In 1977, I became interested in the Hapsburg connection after reading the article in the "Huguenot Trails." My interest lay in both the Rittenhouse and Cassel lines, and I had read the Cassel books. I, too, researched the early records, and found two references [Nicholas Rittershausen. "Genealogiae Imperatorum Regum, 1664. Available at the Rare Book Library at the University of Michigan] [J. J. Fugger, "Spiegel der Ehren." Nurenberg, 1668. Available at the Rare Book Library of the University of Toronto.] which showed beyond a doubt that Maximillian II did not father any ancestor of the Rittenhouse family. Only later did I discover the above mentioned works [Kephart and Rubincam] which also exposed the mistake.

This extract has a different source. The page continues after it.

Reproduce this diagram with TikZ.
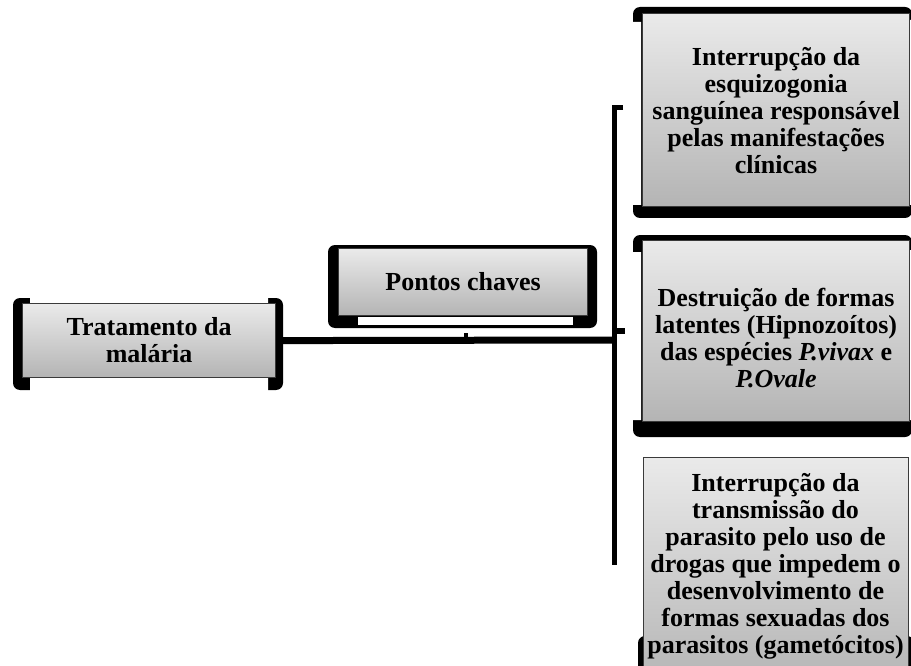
\documentclass[tikz,border=0pt]{standalone}
\usepackage{fontspec}
\setmainfont{Liberation Serif}
\definecolor{gtop}{HTML}{EAEAEA}
\definecolor{gbot}{HTML}{B4B4B4}
\definecolor{panelline}{HTML}{3A3A3A}
\begin{document}
\begin{tikzpicture}[x=1pt,y=-1pt,
  panel/.style={draw=panelline, line width=1.2pt, top color=gtop, bottom color=gbot,
    inner sep=0pt, anchor=north west},
  lbl/.style={font=\fontsize{26}{27}\selectfont\bfseries, align=center, inner sep=0pt},
  frame/.style={fill=black, rounded corners=7pt},
  cut/.style={fill=white},
  bar/.style={draw=black, line width=7pt}
]
\useasboundingbox (0,0) rectangle (911,666);
\clip (0,0) rectangle (911,666);

% spine of the bracket that groups the three key points
\coordinate (sptop) at (614.5,107.5);
\coordinate (hub) at (614.5,340);
\coordinate (spbot) at (614.5,565);
\coordinate (hook) at (623,107.5);
\coordinate (tickr) at (625,331);
\draw[line width=5.5pt] (hook) -- (sptop) -- (spbot);
\draw[line width=6pt] (616,331) -- (tickr);

% left box: treatment
\fill[frame] (13,298) rectangle (283,390);
\fill[cut] (30,297) rectangle (268,303.5) (30,376.5) rectangle (268,391);
\node[panel, lbl, minimum width=253pt, minimum height=74pt] (t1) at (22,303)
  {Tratamento da\\malária};
\draw[bar] (t1.east) -- (hub);

% middle box: key points
\fill[frame] (328,245) rectangle (597,328);
\node[panel, lbl, minimum width=249pt, minimum height=67pt] (pc) at (338,248)
  {Pontos chaves};
\fill[cut] (358,317) rectangle (573,325);
\draw[line width=4pt] ([xshift=2.5pt,yshift=-17pt]pc.south) -- ([xshift=2.5pt,yshift=-25pt]pc.south);

% right box A
\fill[frame] (633,7) rectangle (912,218);
\fill[cut] (632,22) rectangle (641,205) (910,20) rectangle (913,205);
\node[panel, lbl, minimum width=267pt, minimum height=193pt] (ra) at (642,13)
  {Interrupção da\\esquizogonia\\sanguínea responsável\\pelas manifestações\\clínicas};

% right box B
\fill[frame] (633,235) rectangle (912,437);
\fill[cut] (632,252) rectangle (641,420) (910,250) rectangle (913,420);
\node[panel, minimum width=267pt, minimum height=181pt] (rb) at (642,240) {};
\node[lbl] (rbt) at ([yshift=-7pt]rb.center)
  {Destruição de formas\\latentes (Hipnozoítos)\\das espécies \textit{P.vivax} e\\\textit{P.Ovale}};

% right box C
\fill[frame] (638,636) rectangle (914,700);
\node[panel, minimum width=265pt, minimum height=230pt] (rc) at (643,457) {};
\node[lbl] (rct) at (775.5,566)
  {Interrupção da\\transmissão do\\parasito pelo uso de\\drogas que impedem o\\desenvolvimento de\\formas sexuadas dos\\parasitos (gametócitos)};
\end{tikzpicture}
\end{document}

It is a hard lesson to learn, for those of us who tend to believe such assertions, but we must insist upon checking primary sources whenever possible. The dissemination of false information will only lead our descendants astray and reek endless confusion upon them. We must remember that just because an article appears in print, that it does not mean it is true. Of course, there comes a point when you do not wish to, nor have the time to, check every reference. However, if the premise of a book resets on a single major assumption, then the material must be well-documented and easy to verify upon independent investigation.

I would like to close by stressing the fact that any work we do should be as accurate and well-documented as possible. The satisfaction that we receive from producing a believable, and what we know to be correct, family history is the main goal behind all our efforts.